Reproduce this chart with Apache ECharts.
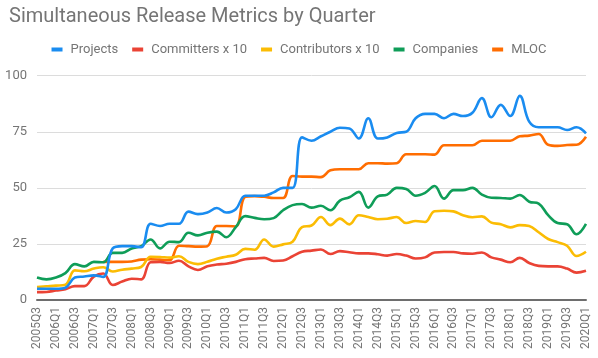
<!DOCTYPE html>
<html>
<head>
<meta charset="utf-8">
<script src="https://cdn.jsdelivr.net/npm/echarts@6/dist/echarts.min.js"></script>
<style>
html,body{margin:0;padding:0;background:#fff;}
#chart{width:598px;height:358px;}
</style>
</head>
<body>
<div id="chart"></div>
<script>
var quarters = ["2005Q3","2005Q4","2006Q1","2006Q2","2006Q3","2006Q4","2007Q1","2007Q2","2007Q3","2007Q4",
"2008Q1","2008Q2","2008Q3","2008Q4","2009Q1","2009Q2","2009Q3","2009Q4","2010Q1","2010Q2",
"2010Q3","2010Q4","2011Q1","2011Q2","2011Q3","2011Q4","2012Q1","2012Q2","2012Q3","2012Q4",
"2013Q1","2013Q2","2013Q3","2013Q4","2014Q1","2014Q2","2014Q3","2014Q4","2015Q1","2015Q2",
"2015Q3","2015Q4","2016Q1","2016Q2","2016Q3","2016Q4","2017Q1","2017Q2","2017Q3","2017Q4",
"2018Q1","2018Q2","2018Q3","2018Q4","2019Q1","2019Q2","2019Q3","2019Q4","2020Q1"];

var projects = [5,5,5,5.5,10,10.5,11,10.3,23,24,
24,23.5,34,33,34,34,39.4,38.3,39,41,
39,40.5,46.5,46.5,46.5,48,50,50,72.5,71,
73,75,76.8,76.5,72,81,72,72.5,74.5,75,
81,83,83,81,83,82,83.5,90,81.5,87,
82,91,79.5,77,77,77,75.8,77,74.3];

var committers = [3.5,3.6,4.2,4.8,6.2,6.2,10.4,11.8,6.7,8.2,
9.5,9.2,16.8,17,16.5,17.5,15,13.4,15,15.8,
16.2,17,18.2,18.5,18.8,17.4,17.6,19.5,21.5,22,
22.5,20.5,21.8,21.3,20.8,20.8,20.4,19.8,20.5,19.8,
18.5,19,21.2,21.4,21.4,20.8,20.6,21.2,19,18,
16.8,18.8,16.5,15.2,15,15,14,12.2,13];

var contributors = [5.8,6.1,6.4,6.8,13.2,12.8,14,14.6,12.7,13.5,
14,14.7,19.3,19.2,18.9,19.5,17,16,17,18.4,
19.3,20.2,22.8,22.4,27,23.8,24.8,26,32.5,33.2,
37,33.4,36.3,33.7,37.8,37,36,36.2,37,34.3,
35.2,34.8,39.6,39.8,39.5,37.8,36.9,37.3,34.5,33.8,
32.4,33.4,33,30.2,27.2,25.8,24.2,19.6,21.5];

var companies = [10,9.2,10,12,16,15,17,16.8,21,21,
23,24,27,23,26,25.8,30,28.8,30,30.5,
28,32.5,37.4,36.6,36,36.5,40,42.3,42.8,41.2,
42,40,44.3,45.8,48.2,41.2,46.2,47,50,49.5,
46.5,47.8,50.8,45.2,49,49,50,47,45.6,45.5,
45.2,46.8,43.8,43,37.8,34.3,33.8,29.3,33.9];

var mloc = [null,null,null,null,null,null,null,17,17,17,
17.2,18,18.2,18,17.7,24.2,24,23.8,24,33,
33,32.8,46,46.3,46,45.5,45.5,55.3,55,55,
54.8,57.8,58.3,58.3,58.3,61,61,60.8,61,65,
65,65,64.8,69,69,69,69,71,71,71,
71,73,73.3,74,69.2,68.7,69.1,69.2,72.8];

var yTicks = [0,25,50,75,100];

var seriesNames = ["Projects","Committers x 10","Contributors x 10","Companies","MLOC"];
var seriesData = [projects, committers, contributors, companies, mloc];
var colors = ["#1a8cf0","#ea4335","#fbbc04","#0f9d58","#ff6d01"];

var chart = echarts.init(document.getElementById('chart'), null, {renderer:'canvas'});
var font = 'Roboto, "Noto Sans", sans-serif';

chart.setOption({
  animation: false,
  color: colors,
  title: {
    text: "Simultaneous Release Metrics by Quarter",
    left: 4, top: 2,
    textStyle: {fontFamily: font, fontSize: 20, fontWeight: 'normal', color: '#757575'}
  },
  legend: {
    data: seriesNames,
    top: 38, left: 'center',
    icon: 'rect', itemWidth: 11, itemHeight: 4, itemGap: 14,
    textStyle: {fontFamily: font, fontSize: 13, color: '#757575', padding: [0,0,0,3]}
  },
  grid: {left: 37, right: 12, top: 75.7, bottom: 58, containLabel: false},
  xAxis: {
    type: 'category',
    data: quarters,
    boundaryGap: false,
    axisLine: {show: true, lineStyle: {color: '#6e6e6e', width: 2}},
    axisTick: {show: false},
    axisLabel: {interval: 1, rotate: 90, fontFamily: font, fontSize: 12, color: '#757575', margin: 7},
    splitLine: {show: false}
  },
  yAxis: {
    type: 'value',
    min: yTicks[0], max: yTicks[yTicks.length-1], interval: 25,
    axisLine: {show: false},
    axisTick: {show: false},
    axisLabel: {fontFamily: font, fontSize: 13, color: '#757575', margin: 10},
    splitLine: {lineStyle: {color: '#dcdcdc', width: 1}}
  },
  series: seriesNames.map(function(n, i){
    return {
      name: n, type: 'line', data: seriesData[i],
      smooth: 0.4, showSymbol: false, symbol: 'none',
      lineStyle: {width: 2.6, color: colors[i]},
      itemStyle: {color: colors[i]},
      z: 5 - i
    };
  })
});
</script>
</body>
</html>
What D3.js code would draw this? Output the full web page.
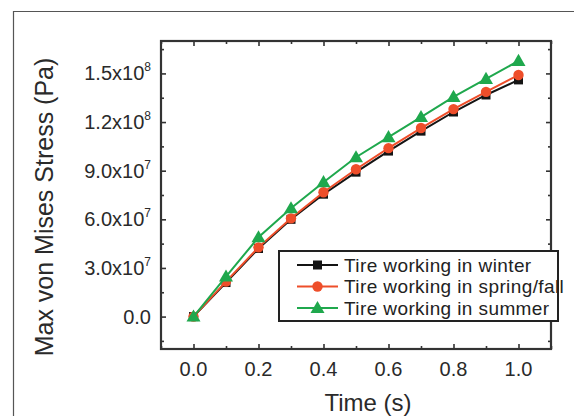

**What is asked:**
Quote the listing above in full, except for the pictures.

**Task solution:**
Reproduce this chart with Apache ECharts.
<!DOCTYPE html>
<html>
<head>
<meta charset="utf-8">
<script src="https://cdn.jsdelivr.net/npm/echarts@6/dist/echarts.min.js"></script>
<style>
html,body{margin:0;padding:0;background:#fff;}
#chart{width:598px;height:358px;}
</style>
</head>
<body>
<div id="chart"></div>
<script>
var quarters = ["2005Q3","2005Q4","2006Q1","2006Q2","2006Q3","2006Q4","2007Q1","2007Q2","2007Q3","2007Q4",
"2008Q1","2008Q2","2008Q3","2008Q4","2009Q1","2009Q2","2009Q3","2009Q4","2010Q1","2010Q2",
"2010Q3","2010Q4","2011Q1","2011Q2","2011Q3","2011Q4","2012Q1","2012Q2","2012Q3","2012Q4",
"2013Q1","2013Q2","2013Q3","2013Q4","2014Q1","2014Q2","2014Q3","2014Q4","2015Q1","2015Q2",
"2015Q3","2015Q4","2016Q1","2016Q2","2016Q3","2016Q4","2017Q1","2017Q2","2017Q3","2017Q4",
"2018Q1","2018Q2","2018Q3","2018Q4","2019Q1","2019Q2","2019Q3","2019Q4","2020Q1"];

var projects = [5,5,5,5.5,10,10.5,11,10.3,23,24,
24,23.5,34,33,34,34,39.4,38.3,39,41,
39,40.5,46.5,46.5,46.5,48,50,50,72.5,71,
73,75,76.8,76.5,72,81,72,72.5,74.5,75,
81,83,83,81,83,82,83.5,90,81.5,87,
82,91,79.5,77,77,77,75.8,77,74.3];

var committers = [3.5,3.6,4.2,4.8,6.2,6.2,10.4,11.8,6.7,8.2,
9.5,9.2,16.8,17,16.5,17.5,15,13.4,15,15.8,
16.2,17,18.2,18.5,18.8,17.4,17.6,19.5,21.5,22,
22.5,20.5,21.8,21.3,20.8,20.8,20.4,19.8,20.5,19.8,
18.5,19,21.2,21.4,21.4,20.8,20.6,21.2,19,18,
16.8,18.8,16.5,15.2,15,15,14,12.2,13];

var contributors = [5.8,6.1,6.4,6.8,13.2,12.8,14,14.6,12.7,13.5,
14,14.7,19.3,19.2,18.9,19.5,17,16,17,18.4,
19.3,20.2,22.8,22.4,27,23.8,24.8,26,32.5,33.2,
37,33.4,36.3,33.7,37.8,37,36,36.2,37,34.3,
35.2,34.8,39.6,39.8,39.5,37.8,36.9,37.3,34.5,33.8,
32.4,33.4,33,30.2,27.2,25.8,24.2,19.6,21.5];

var companies = [10,9.2,10,12,16,15,17,16.8,21,21,
23,24,27,23,26,25.8,30,28.8,30,30.5,
28,32.5,37.4,36.6,36,36.5,40,42.3,42.8,41.2,
42,40,44.3,45.8,48.2,41.2,46.2,47,50,49.5,
46.5,47.8,50.8,45.2,49,49,50,47,45.6,45.5,
45.2,46.8,43.8,43,37.8,34.3,33.8,29.3,33.9];

var mloc = [null,null,null,null,null,null,null,17,17,17,
17.2,18,18.2,18,17.7,24.2,24,23.8,24,33,
33,32.8,46,46.3,46,45.5,45.5,55.3,55,55,
54.8,57.8,58.3,58.3,58.3,61,61,60.8,61,65,
65,65,64.8,69,69,69,69,71,71,71,
71,73,73.3,74,69.2,68.7,69.1,69.2,72.8];

var yTicks = [0,25,50,75,100];

var seriesNames = ["Projects","Committers x 10","Contributors x 10","Companies","MLOC"];
var seriesData = [projects, committers, contributors, companies, mloc];
var colors = ["#1a8cf0","#ea4335","#fbbc04","#0f9d58","#ff6d01"];

var chart = echarts.init(document.getElementById('chart'), null, {renderer:'canvas'});
var font = 'Roboto, "Noto Sans", sans-serif';

chart.setOption({
  animation: false,
  color: colors,
  title: {
    text: "Simultaneous Release Metrics by Quarter",
    left: 4, top: 2,
    textStyle: {fontFamily: font, fontSize: 20, fontWeight: 'normal', color: '#757575'}
  },
  legend: {
    data: seriesNames,
    top: 38, left: 'center',
    icon: 'rect', itemWidth: 11, itemHeight: 4, itemGap: 14,
    textStyle: {fontFamily: font, fontSize: 13, color: '#757575', padding: [0,0,0,3]}
  },
  grid: {left: 37, right: 12, top: 75.7, bottom: 58, containLabel: false},
  xAxis: {
    type: 'category',
    data: quarters,
    boundaryGap: false,
    axisLine: {show: true, lineStyle: {color: '#6e6e6e', width: 2}},
    axisTick: {show: false},
    axisLabel: {interval: 1, rotate: 90, fontFamily: font, fontSize: 12, color: '#757575', margin: 7},
    splitLine: {show: false}
  },
  yAxis: {
    type: 'value',
    min: yTicks[0], max: yTicks[yTicks.length-1], interval: 25,
    axisLine: {show: false},
    axisTick: {show: false},
    axisLabel: {fontFamily: font, fontSize: 13, color: '#757575', margin: 10},
    splitLine: {lineStyle: {color: '#dcdcdc', width: 1}}
  },
  series: seriesNames.map(function(n, i){
    return {
      name: n, type: 'line', data: seriesData[i],
      smooth: 0.4, showSymbol: false, symbol: 'none',
      lineStyle: {width: 2.6, color: colors[i]},
      itemStyle: {color: colors[i]},
      z: 5 - i
    };
  })
});
</script>
</body>
</html>
What D3.js code would draw this? Output the full web page.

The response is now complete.